Но Браунинг не ограничился рассуждениями об общих принципах. Утверждая, что Конгресс не может командовать армией так же, как не может выносить судебные решения, он далее заявил, что Верховный суд урегулировал этот вопрос и возложил военные полномочия на президента. Он процитировал решение, вызванное юридическим вопросом: «Может ли окружной суд Соединенных Штатов расследовать, правильно ли поступил президент, призвав ополчение штата для подавления восстания?» «Высокая должность президента, — заявил Суд, — избранного народом Соединенных Штатов, и высокая ответственность, которую он не мог не чувствовать, действуя в столь важный момент, по-видимому, обеспечивают столь же сильные гарантии против преднамеренного злоупотребления властью, какие только может предусмотреть человеческая благоразумие и дальновидность. Во всяком случае, это право предоставлено ему Конституцией и законами Соединенных Штатов, и поэтому должно уважаться и исполняться в его судебных органах».(9)
Согласились бы конституционные юристы с Браунингом в выводе, который он сделал из этого решения, или нет, но это явно было краеугольным камнем его мышления. Он верил, что президент — что бы ни говорил простой историк — был, по сути, выразителем воли народа в целом, а следовательно, надлежащим сосудом для высших прав суверена, прав, которыми обладает только народ, которые только народ может делегировать. И это была теория Линкольна. Грубо говоря, он представлял себе президентскую должность примерно так, как если бы это была должность народного трибуна.

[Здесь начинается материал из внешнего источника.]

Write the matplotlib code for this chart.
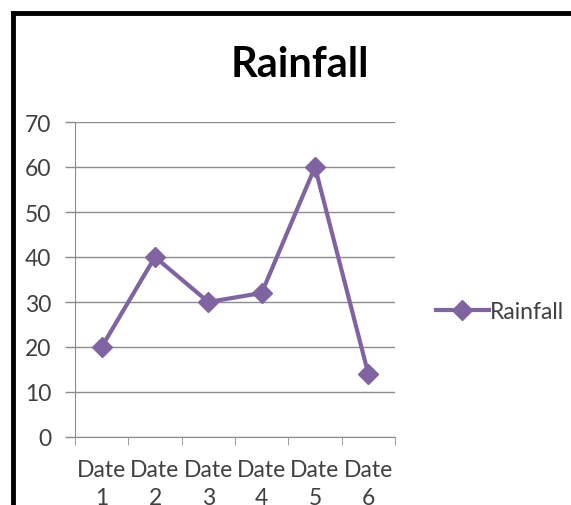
import matplotlib.pyplot as plt
from matplotlib.lines import Line2D
import numpy as np

plt.rcParams['font.family'] = ['Lato', 'DejaVu Sans']

dates = ["Date\n1", "Date\n2", "Date\n3", "Date\n4", "Date\n5", "Date\n6"]
rainfall = [20, 40, 30, 32, 60, 14]
y_ticks = [0, 10, 20, 30, 40, 50, 60, 70]

W, H = 571, 506
fig = plt.figure(figsize=(W / 100, H / 100), dpi=100)
ax = fig.add_axes([75 / W, 1 - 438 / H, (395 - 75) / W, (438 - 123) / H])

purple = "#8064A2"
grey = "#8c8c8c"
text_col = "#404040"

x = np.arange(len(rainfall))
ax.plot(x, rainfall, color=purple, lw=3, marker="D", ms=10, label="Rainfall")

ax.set_xlim(-0.5, len(rainfall) - 0.5)
ax.set_ylim(0, 70)
ax.set_yticks(y_ticks)
ax.grid(axis="y", color=grey, lw=1)
ax.set_axisbelow(True)

ax.set_xticks(x)
ax.set_xticklabels(dates, linespacing=1.4)
ax.set_xticks(np.arange(-0.5, len(rainfall)), minor=True)
ax.tick_params(axis="x", which="major", length=0, pad=16, labelsize=16.5, labelcolor=text_col)
ax.tick_params(axis="x", which="minor", length=6, color=grey, direction="out")
ax.tick_params(axis="y", length=7, color=grey, width=1, labelsize=16.5, labelcolor=text_col, pad=10)

for s in ["top", "right"]:
    ax.spines[s].set_visible(False)
for s in ["left", "bottom"]:
    ax.spines[s].set_color(grey)

fig.text(300 / W, 1 - 65 / H, "Rainfall", ha="center", va="center",
         fontsize=30, fontweight="bold", color="black")

ax.legend(loc="center left", bbox_to_anchor=(420 / W, 1 - 313 / H),
          bbox_transform=fig.transFigure, frameon=False, fontsize=16.5,
          handlelength=2.3, handletextpad=0.05, borderpad=0.2, labelcolor=text_col)

# black frame around the chart
fig.add_artist(Line2D([13 / W, 1], [1 - 14 / H, 1 - 14 / H], color="black", lw=3.5,
                      transform=fig.transFigure))
fig.add_artist(Line2D([13 / W, 13 / W], [0, 1 - 14 / H], color="black", lw=3.5,
                      transform=fig.transFigure))

fig.savefig("out.png", dpi=100)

Была еще одна причина, по которой и Линкольн, и Браунинг боялись уступить хоть что-то теории верховенства Конгресса. В их представлении это был не только общий вопрос всех Конгрессов, но и непосредственно этого конкретного Конгресса. Собрание, в котором нрав Уэйда и Чандлера, Стивенса и Самнера становился преобладающим, было собранием, которого следовало опасаться; его верховенство следовало отрицать, с его властью следовало бороться.